**Requirements**
Copy out the data exactly, leaving the pictures behind.

**Information provided**
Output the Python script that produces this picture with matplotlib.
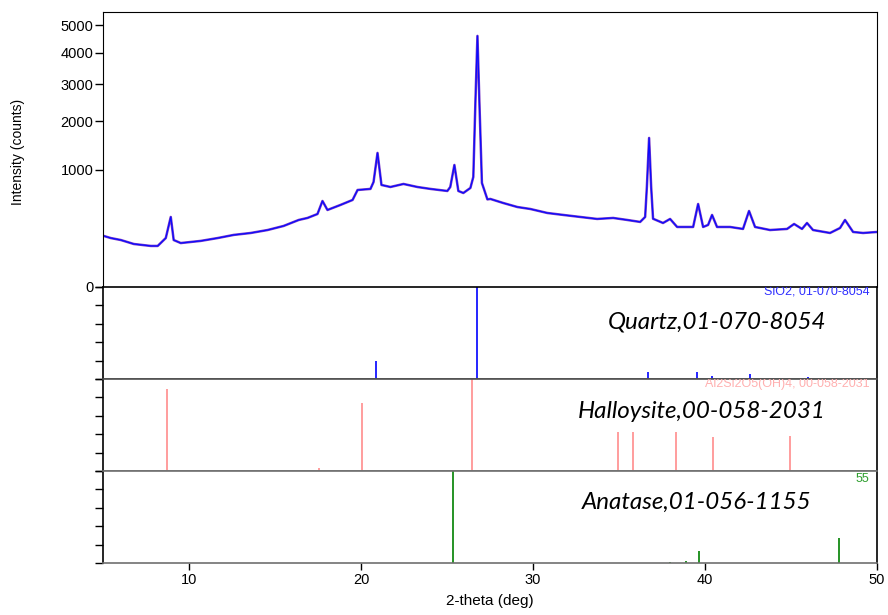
import numpy as np
import matplotlib
matplotlib.use("Agg")
import matplotlib.pyplot as plt

two_theta = [5.05, 5.45, 6.04, 6.79, 7.78, 8.18, 8.65, 8.94, 9.11, 9.52, 10.68, 11.67,
             12.60, 13.59, 14.57, 15.50, 16.38, 16.89, 17.47, 17.76, 18.05, 18.80, 19.51,
             19.80, 20.55, 20.73, 20.96, 21.19, 21.71, 22.47, 23.28, 24.04, 25.02, 25.19,
             25.43, 25.66, 25.95, 26.36, 26.53, 26.65, 26.77, 26.89, 27.03, 27.35, 27.52,
             28.27, 29.09, 29.85, 30.83, 31.76, 32.75, 33.73, 34.66, 35.48, 36.23, 36.52,
             36.62, 36.75, 36.87, 36.98, 37.56, 37.97, 38.38, 39.31, 39.60, 39.89, 40.18,
             40.41, 40.70, 41.46, 42.21, 42.56, 42.91, 43.78, 44.77, 45.18, 45.64, 45.93,
             46.28, 47.27, 47.85, 48.14, 48.61, 49.19, 50.0]
counts = [190, 175, 161, 135, 123, 123, 175, 358, 161, 141, 155, 175,
          198, 213, 237, 272, 328, 348, 389, 540, 433, 491, 553,
          687, 702, 805, 1312, 760, 730, 775, 730, 702, 673, 730,
          1087, 673, 645, 716, 884, 2473, 4602, 2400, 790, 560, 566,
          515, 467, 444, 400, 379, 358, 338, 348, 328, 309, 358,
          730, 1622, 730, 340, 299, 338, 263, 263, 503, 263, 281,
          379, 263, 263, 246, 422, 263, 237, 246, 290, 246, 299,
          237, 213, 254, 328, 221, 213, 221]

# reference cards (position, relative intensity %)
quartz_pos = [20.90, 26.77, 36.69, 39.53, 40.40, 42.61, 45.98]
quartz_int = [20, 100, 8, 8, 3, 5, 2]
halloy_pos = [8.70, 17.53, 20.03, 26.48, 34.96, 35.83, 38.33, 40.48, 44.93]
halloy_int = [89, 3, 74, 100, 42, 42, 42, 37, 38]
anatase_pos = [25.37, 37.97, 38.90, 39.66, 47.78]
anatase_int = [100, 1, 2, 13, 27]

ytick_vals = [0, 1000, 2000, 3000, 4000, 5000]
xtick_vals = [10, 20, 30, 40, 50]

plt.rcParams["font.family"] = ["Liberation Sans", "DejaVu Sans"]

W, H = 888, 615
fig = plt.figure(figsize=(W / 100, H / 100), dpi=100)


def fx(px):
    return px / W


def fy(py):
    return 1 - py / H


left, right = 103, 877
ax = fig.add_axes([fx(left), fy(287), fx(right - left), fy(12) - fy(287)])
ax.plot(two_theta, counts, color="#7a3cc8", lw=1.8, solid_joinstyle="round")
ax.plot(two_theta, counts, color="#0a0aff", lw=0.9, solid_joinstyle="round")
ax.set_yscale("function", functions=(lambda v: np.sqrt(np.clip(v, 0, None)), lambda v: v ** 2))
ax.set_ylim(0, 5520)
ax.set_xlim(5, 50)
ax.set_yticks(ytick_vals)
ax.set_yticklabels([str(v) for v in ytick_vals])
ax.minorticks_off()
ax.tick_params(axis="y", direction="out", length=6, width=1, labelsize=10.5, pad=1)
ax.tick_params(axis="x", bottom=False, labelbottom=False)
ax.spines["bottom"].set_visible(False)
fig.text(fx(18), fy(152), "Intensity (counts)", rotation=90, ha="center", va="center", fontsize=10)

panels = [
    (287, 379, quartz_pos, quartz_int, "#0000ff", "Quartz,01-070-8054",
     "SiO2, 01-070-8054", "#3030ff", 4),
    (379, 471, halloy_pos, halloy_int, "#ff8c8c", "Halloysite,00-058-2031",
     "Al2Si2O5(OH)4, 00-058-2031", "#ffb0b0", 5),
    (471, 563, anatase_pos, anatase_int, "#008000", "Anatase,01-056-1155",
     "55", "#2e9e2e", 8),
]
label_x = {0: 826, 1: 826, 2: 811}
label_y = {0: 322, 1: 412, 2: 502}
spine_col = ["black", "#505050", "#707070"]

for i, (top, bot, pos, inten, col, name, card, card_col, card_dy) in enumerate(panels):
    a = fig.add_axes([fx(left), fy(bot), fx(right - left), fy(top) - fy(bot)])
    a.vlines(pos, 0, inten, color=col, lw=1.2)
    a.set_xlim(5, 50)
    a.set_ylim(0, 100)
    a.set_yticks([0, 20, 40, 60, 80, 100])
    a.set_yticklabels([])
    a.tick_params(axis="y", direction="out", length=6, width=1)
    a.spines["top"].set_color(spine_col[i])
    a.spines["bottom"].set_color(spine_col[min(i + 1, 2)])
    for s in a.spines.values():
        s.set_linewidth(1.2)
    a.text(fx(label_x[i] - left) / fx(right - left), (bot - label_y[i]) / (bot - top), name,
           transform=a.transAxes, ha="right", va="center", fontsize=17.4,
           family=["Lato", "DejaVu Sans"], style="italic")
    a.text(0.99, 1.0 - card_dy / (bot - top), card, transform=a.transAxes, ha="right",
           va="center", fontsize=9, color=card_col, clip_on=True)
    if i < 2:
        a.tick_params(axis="x", bottom=False, labelbottom=False)
    else:
        a.set_xticks(xtick_vals)
        a.tick_params(axis="x", direction="out", length=5, width=1, labelsize=10.5, pad=2)
        a.set_xlabel("2-theta (deg)", fontsize=11, labelpad=5)

fig.savefig("out.png", dpi=100, facecolor="white")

**The completed task**
Output the Python script that produces this picture with matplotlib.
import numpy as np
import matplotlib
matplotlib.use("Agg")
import matplotlib.pyplot as plt

two_theta = [5.05, 5.45, 6.04, 6.79, 7.78, 8.18, 8.65, 8.94, 9.11, 9.52, 10.68, 11.67,
             12.60, 13.59, 14.57, 15.50, 16.38, 16.89, 17.47, 17.76, 18.05, 18.80, 19.51,
             19.80, 20.55, 20.73, 20.96, 21.19, 21.71, 22.47, 23.28, 24.04, 25.02, 25.19,
             25.43, 25.66, 25.95, 26.36, 26.53, 26.65, 26.77, 26.89, 27.03, 27.35, 27.52,
             28.27, 29.09, 29.85, 30.83, 31.76, 32.75, 33.73, 34.66, 35.48, 36.23, 36.52,
             36.62, 36.75, 36.87, 36.98, 37.56, 37.97, 38.38, 39.31, 39.60, 39.89, 40.18,
             40.41, 40.70, 41.46, 42.21, 42.56, 42.91, 43.78, 44.77, 45.18, 45.64, 45.93,
             46.28, 47.27, 47.85, 48.14, 48.61, 49.19, 50.0]
counts = [190, 175, 161, 135, 123, 123, 175, 358, 161, 141, 155, 175,
          198, 213, 237, 272, 328, 348, 389, 540, 433, 491, 553,
          687, 702, 805, 1312, 760, 730, 775, 730, 702, 673, 730,
          1087, 673, 645, 716, 884, 2473, 4602, 2400, 790, 560, 566,
          515, 467, 444, 400, 379, 358, 338, 348, 328, 309, 358,
          730, 1622, 730, 340, 299, 338, 263, 263, 503, 263, 281,
          379, 263, 263, 246, 422, 263, 237, 246, 290, 246, 299,
          237, 213, 254, 328, 221, 213, 221]

# reference cards (position, relative intensity %)
quartz_pos = [20.90, 26.77, 36.69, 39.53, 40.40, 42.61, 45.98]
quartz_int = [20, 100, 8, 8, 3, 5, 2]
halloy_pos = [8.70, 17.53, 20.03, 26.48, 34.96, 35.83, 38.33, 40.48, 44.93]
halloy_int = [89, 3, 74, 100, 42, 42, 42, 37, 38]
anatase_pos = [25.37, 37.97, 38.90, 39.66, 47.78]
anatase_int = [100, 1, 2, 13, 27]

ytick_vals = [0, 1000, 2000, 3000, 4000, 5000]
xtick_vals = [10, 20, 30, 40, 50]

plt.rcParams["font.family"] = ["Liberation Sans", "DejaVu Sans"]

W, H = 888, 615
fig = plt.figure(figsize=(W / 100, H / 100), dpi=100)


def fx(px):
    return px / W


def fy(py):
    return 1 - py / H


left, right = 103, 877
ax = fig.add_axes([fx(left), fy(287), fx(right - left), fy(12) - fy(287)])
ax.plot(two_theta, counts, color="#7a3cc8", lw=1.8, solid_joinstyle="round")
ax.plot(two_theta, counts, color="#0a0aff", lw=0.9, solid_joinstyle="round")
ax.set_yscale("function", functions=(lambda v: np.sqrt(np.clip(v, 0, None)), lambda v: v ** 2))
ax.set_ylim(0, 5520)
ax.set_xlim(5, 50)
ax.set_yticks(ytick_vals)
ax.set_yticklabels([str(v) for v in ytick_vals])
ax.minorticks_off()
ax.tick_params(axis="y", direction="out", length=6, width=1, labelsize=10.5, pad=1)
ax.tick_params(axis="x", bottom=False, labelbottom=False)
ax.spines["bottom"].set_visible(False)
fig.text(fx(18), fy(152), "Intensity (counts)", rotation=90, ha="center", va="center", fontsize=10)

panels = [
    (287, 379, quartz_pos, quartz_int, "#0000ff", "Quartz,01-070-8054",
     "SiO2, 01-070-8054", "#3030ff", 4),
    (379, 471, halloy_pos, halloy_int, "#ff8c8c", "Halloysite,00-058-2031",
     "Al2Si2O5(OH)4, 00-058-2031", "#ffb0b0", 5),
    (471, 563, anatase_pos, anatase_int, "#008000", "Anatase,01-056-1155",
     "55", "#2e9e2e", 8),
]
label_x = {0: 826, 1: 826, 2: 811}
label_y = {0: 322, 1: 412, 2: 502}
spine_col = ["black", "#505050", "#707070"]

for i, (top, bot, pos, inten, col, name, card, card_col, card_dy) in enumerate(panels):
    a = fig.add_axes([fx(left), fy(bot), fx(right - left), fy(top) - fy(bot)])
    a.vlines(pos, 0, inten, color=col, lw=1.2)
    a.set_xlim(5, 50)
    a.set_ylim(0, 100)
    a.set_yticks([0, 20, 40, 60, 80, 100])
    a.set_yticklabels([])
    a.tick_params(axis="y", direction="out", length=6, width=1)
    a.spines["top"].set_color(spine_col[i])
    a.spines["bottom"].set_color(spine_col[min(i + 1, 2)])
    for s in a.spines.values():
        s.set_linewidth(1.2)
    a.text(fx(label_x[i] - left) / fx(right - left), (bot - label_y[i]) / (bot - top), name,
           transform=a.transAxes, ha="right", va="center", fontsize=17.4,
           family=["Lato", "DejaVu Sans"], style="italic")
    a.text(0.99, 1.0 - card_dy / (bot - top), card, transform=a.transAxes, ha="right",
           va="center", fontsize=9, color=card_col, clip_on=True)
    if i < 2:
        a.tick_params(axis="x", bottom=False, labelbottom=False)
    else:
        a.set_xticks(xtick_vals)
        a.tick_params(axis="x", direction="out", length=5, width=1, labelsize=10.5, pad=2)
        a.set_xlabel("2-theta (deg)", fontsize=11, labelpad=5)

fig.savefig("out.png", dpi=100, facecolor="white")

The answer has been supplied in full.